JY Pook, Vice President, Asia Pacific, Tableau Software | Oct. 23, 2014
It's time to take a firm look at business intelligence from the perspective of it being a business enhancement tool. Here's what to do.

This is the age of information where data rules. Businesses today tap on business intelligence and data analytics to gain insights into their operations, better understand their customers, and project market trends. We have been seeing an increase in adoption in business intelligence solutions in Asia Pacific since 2011.

To be effective, business users need the ability to quickly analyse their data to identify causes, issues and opportunities for improvement. They also need to monitor and distribute these findings to other team members who they collaborate with or report to.

With traditional business intelligence, creating and maintaining effective analyses can be a costly and resource-intensive project that take months. Very often, this involves a process of the business user defining the needs, making a request to IT to acquire or develop the business tool. IT then goes through a second phase of building, selecting and testing as well as deploying the solution. Then there is the issue of training the end user. By the time, the solution is ready; the business situation could have evolved.

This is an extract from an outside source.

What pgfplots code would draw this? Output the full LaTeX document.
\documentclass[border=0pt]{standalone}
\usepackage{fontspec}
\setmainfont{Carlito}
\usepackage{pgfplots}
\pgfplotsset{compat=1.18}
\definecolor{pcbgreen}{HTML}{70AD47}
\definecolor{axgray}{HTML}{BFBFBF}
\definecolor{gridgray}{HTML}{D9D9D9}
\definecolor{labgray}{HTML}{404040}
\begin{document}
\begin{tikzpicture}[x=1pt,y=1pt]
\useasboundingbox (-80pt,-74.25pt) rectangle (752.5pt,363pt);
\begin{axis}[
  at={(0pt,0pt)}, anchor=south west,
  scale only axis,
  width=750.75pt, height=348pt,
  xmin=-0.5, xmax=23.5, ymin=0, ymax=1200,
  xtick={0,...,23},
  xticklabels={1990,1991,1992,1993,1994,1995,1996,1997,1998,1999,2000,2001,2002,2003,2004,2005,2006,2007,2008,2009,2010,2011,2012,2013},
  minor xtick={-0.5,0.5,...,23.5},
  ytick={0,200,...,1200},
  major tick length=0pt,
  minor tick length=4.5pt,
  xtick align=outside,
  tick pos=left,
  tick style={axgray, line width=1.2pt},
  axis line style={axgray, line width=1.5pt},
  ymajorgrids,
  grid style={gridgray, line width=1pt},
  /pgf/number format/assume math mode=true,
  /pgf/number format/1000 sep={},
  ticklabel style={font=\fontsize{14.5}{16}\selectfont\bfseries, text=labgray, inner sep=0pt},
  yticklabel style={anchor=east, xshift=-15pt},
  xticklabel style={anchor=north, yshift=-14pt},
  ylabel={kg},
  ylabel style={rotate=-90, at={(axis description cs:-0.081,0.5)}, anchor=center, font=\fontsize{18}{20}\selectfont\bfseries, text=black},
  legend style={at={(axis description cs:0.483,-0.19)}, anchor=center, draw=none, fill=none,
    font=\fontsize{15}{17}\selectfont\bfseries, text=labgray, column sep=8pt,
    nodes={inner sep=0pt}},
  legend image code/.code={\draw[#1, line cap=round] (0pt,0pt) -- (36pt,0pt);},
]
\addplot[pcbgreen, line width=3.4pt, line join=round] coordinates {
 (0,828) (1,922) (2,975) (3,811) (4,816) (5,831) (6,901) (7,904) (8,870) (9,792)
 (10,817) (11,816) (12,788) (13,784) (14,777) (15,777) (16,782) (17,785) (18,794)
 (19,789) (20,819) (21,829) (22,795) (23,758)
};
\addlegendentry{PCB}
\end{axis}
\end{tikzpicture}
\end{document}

The operational business intelligence revolution
It is time to take a firm look at business intelligence from the perspective of it being a business enhancement tool. In other words, let's focus on the business intelligence user's requirements. A recent survey of business intelligence users in the insurance industry revealed that speed and agility of the tool is their top priority.

Such needs for fast and flexible business intelligence calls for a new approach -- an approach some are calling 'operational business intelligence'. It means business intelligence that empowers everyone in the organisation, business owners or knowledge workers, to make day-to-day decisions using better data analysis.

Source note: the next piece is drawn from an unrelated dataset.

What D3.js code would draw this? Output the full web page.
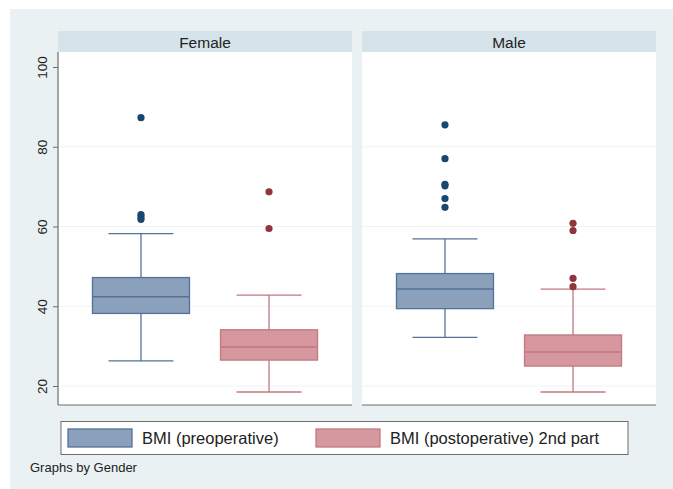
<!DOCTYPE html>
<html>
<head>
<meta charset="utf-8">
<script src="https://cdn.jsdelivr.net/npm/d3@7"></script>
<style>
  body { margin: 0; background: #fff; }
  text { font-family: "Liberation Sans", Arial, sans-serif; }
</style>
</head>
<body>
<svg width="673" height="489"></svg>
<script>
// panels and series
const genders = ['Female', 'Male'];
const seriesNames = ['BMI (preoperative)', 'BMI (postoperative) 2nd part'];
const yTicks = [20, 40, 60, 80, 100];

// box stats per gender: [lowWhisker, q1, median, q3, highWhisker]
const femalePre = [26.3, 38.2, 42.4, 47.2, 58.2];
const femalePost = [18.5, 26.5, 29.8, 34.1, 42.8];
const malePre = [32.2, 39.4, 44.3, 48.2, 56.9];
const malePost = [18.5, 25.0, 28.5, 32.8, 44.3];

// outliers
const femalePreOut = [87.3, 63.0, 62.4, 61.8];
const femalePostOut = [68.7, 59.5];
const malePreOut = [85.5, 77.0, 70.6, 70.2, 67.0, 64.8];
const malePostOut = [60.8, 59.0, 47.0, 44.9];

const fills = ['#8ba1bb', '#d6979f'];
const strokes = ['#52729a', '#c07882'];
const dotColors = ['#1a476f', '#90353b'];

const svg = d3.select('svg');

// outer background
svg.append('rect')
  .attr('x', 10).attr('y', 9)
  .attr('width', 663).attr('height', 480)
  .attr('fill', '#eaf1f3');

const panelW = 294, panelTop = 52, panelBottom = 405;
const panelX = d3.scaleOrdinal().domain(genders).range([58, 362]);

const y = d3.scaleLinear().domain([20, 100]).range([386, 67]);
const x = d3.scalePoint().domain(seriesNames).range([0, panelW]).padding(0.648);
const boxW = 97, capW = 65;

const stats = {
  Female: [femalePre, femalePost],
  Male: [malePre, malePost]
};
const outs = {
  Female: [femalePreOut, femalePostOut],
  Male: [malePreOut, malePostOut]
};

genders.forEach(g => {
  const p = svg.append('g').attr('transform', `translate(${panelX(g)},0)`);

  // header strip
  p.append('rect')
    .attr('x', 0).attr('y', 31)
    .attr('width', panelW).attr('height', panelTop - 31)
    .attr('fill', '#d6e3ea');
  p.append('text')
    .attr('x', panelW / 2).attr('y', 47.5)
    .attr('text-anchor', 'middle')
    .attr('font-size', 15.5)
    .attr('fill', '#222')
    .text(g);

  // plot region
  p.append('rect')
    .attr('x', 0).attr('y', panelTop)
    .attr('width', panelW).attr('height', panelBottom - panelTop)
    .attr('fill', '#fff');

  // grid
  p.selectAll('.grid').data(yTicks.slice(0, 4)).join('line')
    .attr('x1', 0).attr('x2', panelW)
    .attr('y1', d => y(d)).attr('y2', d => y(d))
    .attr('stroke', '#eef3f5').attr('stroke-width', 1);

  // bottom axis line
  p.append('line')
    .attr('x1', 0).attr('x2', panelW)
    .attr('y1', panelBottom).attr('y2', panelBottom)
    .attr('stroke', '#6e6e6e').attr('stroke-width', 1.2);

  seriesNames.forEach((s, i) => {
    const [lo, q1, med, q3, hi] = stats[g][i];
    const cx = x(s);
    const bg = p.append('g');

    bg.append('line')
      .attr('x1', cx).attr('x2', cx)
      .attr('y1', y(hi)).attr('y2', y(q3))
      .attr('stroke', strokes[i]).attr('stroke-width', 1.3);
    bg.append('line')
      .attr('x1', cx).attr('x2', cx)
      .attr('y1', y(q1)).attr('y2', y(lo))
      .attr('stroke', strokes[i]).attr('stroke-width', 1.3);
    [lo, hi].forEach(v => {
      bg.append('line')
        .attr('x1', cx - capW / 2).attr('x2', cx + capW / 2)
        .attr('y1', y(v)).attr('y2', y(v))
        .attr('stroke', strokes[i]).attr('stroke-width', 1.3);
    });
    bg.append('rect')
      .attr('x', cx - boxW / 2).attr('y', y(q3))
      .attr('width', boxW).attr('height', y(q1) - y(q3))
      .attr('fill', fills[i])
      .attr('stroke', strokes[i]).attr('stroke-width', 1.3);
    bg.append('line')
      .attr('x1', cx - boxW / 2).attr('x2', cx + boxW / 2)
      .attr('y1', y(med)).attr('y2', y(med))
      .attr('stroke', strokes[i]).attr('stroke-width', 1.5);

    bg.selectAll('circle').data(outs[g][i]).join('circle')
      .attr('cx', cx).attr('cy', d => y(d))
      .attr('r', 3.6)
      .attr('fill', dotColors[i]);
  });
});

// y axis on left of first panel
const yAxis = svg.append('g')
  .attr('transform', `translate(${panelX('Female')},0)`)
  .call(d3.axisLeft(y).tickValues(yTicks).tickSize(5).tickPadding(4));
yAxis.select('.domain')
  .attr('d', `M0,${panelTop}V${panelBottom}`)
  .attr('stroke', '#6e6e6e').attr('stroke-width', 1.2);
yAxis.selectAll('.tick line').attr('stroke', '#6e6e6e');
yAxis.selectAll('.tick text')
  .attr('transform', 'rotate(-90)')
  .attr('x', 0).attr('y', -11)
  .attr('dy', 0)
  .attr('text-anchor', 'middle')
  .attr('font-size', 13.5)
  .attr('font-family', '"Liberation Sans", Arial, sans-serif')
  .attr('fill', '#222');

// legend
const lg = svg.append('g');
lg.append('rect')
  .attr('x', 61).attr('y', 421.5)
  .attr('width', 567).attr('height', 33)
  .attr('fill', '#fff')
  .attr('stroke', '#6e6e6e').attr('stroke-width', 1);
const legX = [68, 316];
seriesNames.forEach((s, i) => {
  lg.append('rect')
    .attr('x', legX[i]).attr('y', 429)
    .attr('width', 64).attr('height', 18)
    .attr('fill', fills[i])
    .attr('stroke', strokes[i]).attr('stroke-width', 1.3);
  lg.append('text')
    .attr('x', legX[i] + 74).attr('y', 444)
    .attr('font-size', 16.5)
    .attr('fill', '#222')
    .text(s);
});

svg.append('text')
  .attr('x', 30).attr('y', 472)
  .attr('font-size', 13)
  .attr('fill', '#222')
  .text('Graphs by Gender');
</script>
</body>
</html>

Here are seven recommendations when considering the adoption of a tool that provides operational business intelligence:

1. Plug and play
Traditional business intelligence often requires data to be extracted and converted or reformatted. This creates extra demand on IT to set up and maintain these repetitive systems and data stores.

Operational business intelligence should essentially adopt a 'plug and play' approach to this. Today's business intelligence solutions should be designed to leverage off existing databases without the need for additional steps from IT. They should also be able to interpret multiple data formats and comply with existing security requirements.

2. Visualisation is key
Reports from most business intelligence solutions come in text or table formats with static charts and dashboards. This alone is often insufficient for a user to understand the data and how pieces of information relate to each other, which makes it hard for users to derive useful insights. This is because users are stuck with 'one dimensional' views.